Most governments in the world do not react positively to public pressure. Even more so, that applies to Asian countries. If so, the administration may need to try some more moderate outreach to the government of China in order to get truce talks rolling.

The Election—Immigration and Open Borders—Meaning For Economic Growth
Beyond trade, the impact of populism focused at least one candidate on re-establishing firmer borders—build the wall–and stricter control of legal immigration. A simple equation shows economic growth depends on the increase of employment plus productivity. Employment growth remains sluggish in the United States. Therefore, less legal immigration could potentially reduce economic growth barring a sudden spurt in productivity.

Investment Conclusions
In the end, the overall economy will not benefit by retreating from global trade. Even if settled quickly, trade wars will leavemuch damage to global confidence. With a possible truce, investors still should not return to their prior period of complacency. Next year the economy will likely see reduced benefit from this year’s dual fiscal stimulus. As a result, most economists look for slower economic and earnings growth beginning sometime in 2019. If the trade wars linger, then next year’s economic growth will likely be even slower and inflation higher.

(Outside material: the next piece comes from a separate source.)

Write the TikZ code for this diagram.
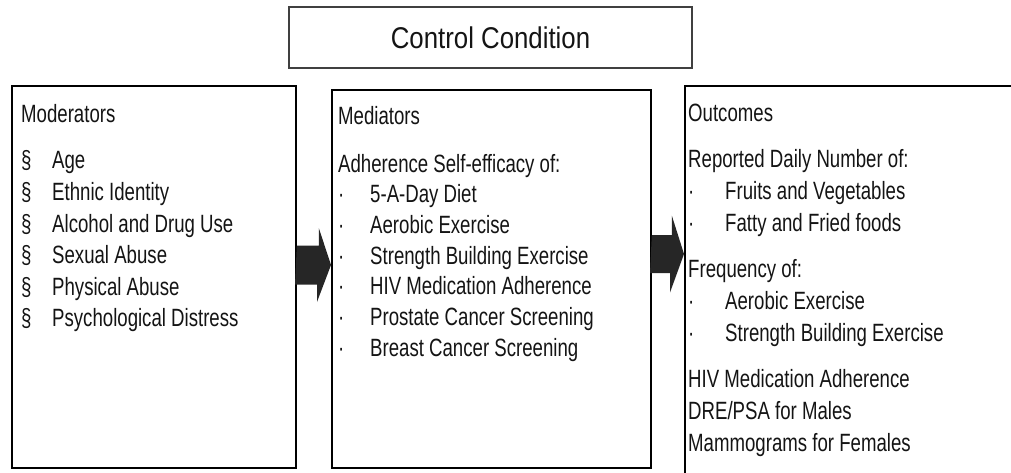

Finally, with the fed continuing to raise rates, economic growth moderating, and the trade war simmering, we continue to favor a balance of growth stocks, short duration fixed income paper and, considering the more uncertain outlook, alternative investments.

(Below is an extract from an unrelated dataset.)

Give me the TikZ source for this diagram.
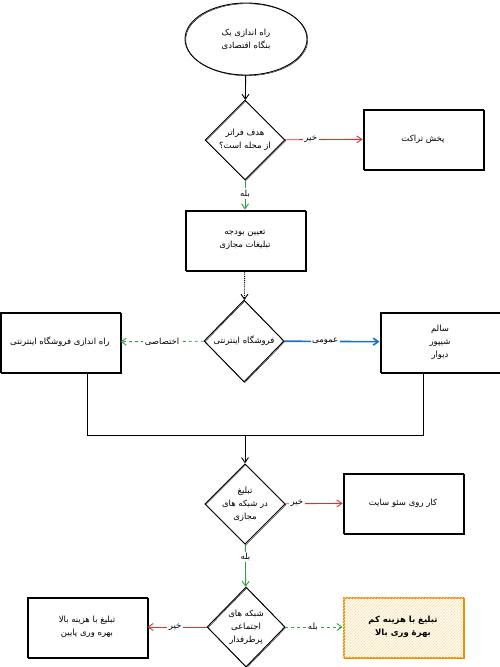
\documentclass[tikz,border=0pt]{standalone}
\usepackage{fontspec}
\usetikzlibrary{shapes.geometric,arrows.meta,patterns}
\TeXXeTstate=1
\newfontfamily\persianfont[Script=Arabic]{DejaVu Sans}
\newcommand{\fa}[1]{\beginR #1\endR}
\definecolor{exred}{HTML}{E03131}
\definecolor{exgreen}{HTML}{2F9E44}
\definecolor{exblue}{HTML}{1971C2}
\definecolor{exorange}{HTML}{F08C00}
\tikzset{
  base/.style={draw=black, line width=0.9pt, font=\persianfont\fontsize{8.5}{13}\selectfont, align=center, inner sep=0pt,
    postaction={draw, line width=0.4pt, transform canvas={shift={(0.8pt,-0.7pt)}}}},
  boxnode/.style={base, rectangle, minimum width=120pt, minimum height=60pt},
  decnode/.style={base, diamond, minimum width=80pt, minimum height=80pt},
  startnode/.style={base, ellipse, minimum width=122pt, minimum height=72pt},
  lbl/.style={font=\persianfont\fontsize{8.5}{10}\selectfont, fill=white, inner sep=1.5pt, text=black},
  arr/.style={line width=0.9pt, -{Straight Barb[length=5pt,width=7pt]}},
}
\begin{document}
\begin{tikzpicture}[x=1pt,y=-1pt]
\useasboundingbox (0,0) rectangle (500,667);
\node[startnode] (start) at (246,39) {\fa{راه اندازی یک}\\\fa{بنگاه اقتصادی}};
\node[decnode] (d1) at (245,140) {\fa{هدف فراتر}\\\fa{از محله است؟}};
\node[boxnode] (b1) at (423,139) {\fa{پخش تراکت}};
\node[boxnode] (b2) at (245,240) {\fa{تعیین بودجه}\\\fa{تبلیغات مجازی}};
\node[decnode, minimum height=82pt] (d3) at (244,341) {\fa{فروشگاه اینترنتی}};
\node[boxnode] (lb) at (60,342) {\fa{راه اندازی فروشگاه اینترنتی}};
\node[boxnode] (rb) at (440,342) {\fa{سالم}\\\fa{شیپور}\\\fa{دیوار}};
\node[decnode, minimum height=78pt] (d4) at (245,504) {\fa{تبلیغ}\\\fa{در شبکه های}\\\fa{مجازی}};
\node[boxnode] (b4) at (403,503) {\fa{کار روی سئو سایت}};
\node[decnode, minimum width=78pt] (d5) at (246,627) {\fa{شبکه های}\\\fa{اجتماعی}\\\fa{پرطرفدار}};
\node[boxnode] (lb5) at (87,627) {\fa{تبلیغ با هزینه بالا}\\\fa{بهره وری پایین}};
\node[boxnode, draw=exorange, fill=yellow!5, postaction={pattern=north east lines, pattern color=exorange!30}, font=\persianfont\bfseries\fontsize{8.5}{13}\selectfont] (rb5) at (403,627) {\fa{تبلیغ با هزینه کم}\\\fa{بهرهٔ وری بالا}};
% connectors
\draw[arr] (start) -- (d1);
\draw[arr, exred] (d1) -- node[lbl, pos=0.33] (l1) {\fa{خیر}} (b1);
\draw[arr, exgreen] (d1) -- node[lbl, pos=0.45] (l2) {\fa{بله}} (b2);
\draw[arr, densely dotted] (b2) -- (d3);
\draw[arr, exgreen, dashed] (d3) -- node[lbl, pos=0.5] (l3) {\fa{اختصاصی}} (lb);
\draw[arr, exblue, line width=1.6pt] (d3) -- node[lbl, pos=0.43] (l4) {\fa{عمومی}} (rb);
\coordinate (ml) at (87,435);
\coordinate (mr) at (423,435);
\coordinate (mc) at (245,435);
\draw[line width=0.9pt] (lb.south -| ml) -- (ml) -- (mr) -- (rb.south -| mr);
\draw[arr] (mc) -- (d4);
\draw[arr, exred] (d4) -- node[lbl, pos=0.2] (l5) {\fa{خیر}} (b4);
\draw[arr, exgreen] (d4) -- node[lbl, pos=0.3] (l6) {\fa{بله}} (d5);
\draw[arr, exred] (d5) -- node[lbl, pos=0.53] (l7) {\fa{خیر}} (lb5);
\draw[arr, exgreen, dashed] (d5) -- node[lbl, pos=0.48] (l8) {\fa{بله}} (rb5);
\end{tikzpicture}
\end{document}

A Side Observation—Political Confidence
Beyond the usual investor focus on the economic and investment outlook, financial markets require political confidence. Without speculating on the impact Russian meddling played in the U.S. elections, no doubt it undermined America’s confidence in the political process. It will probably take some time to reestablish such political confidence. This would prove particularly troublesome if we suffer from an economic slowdown, in part, related to the forces of populism.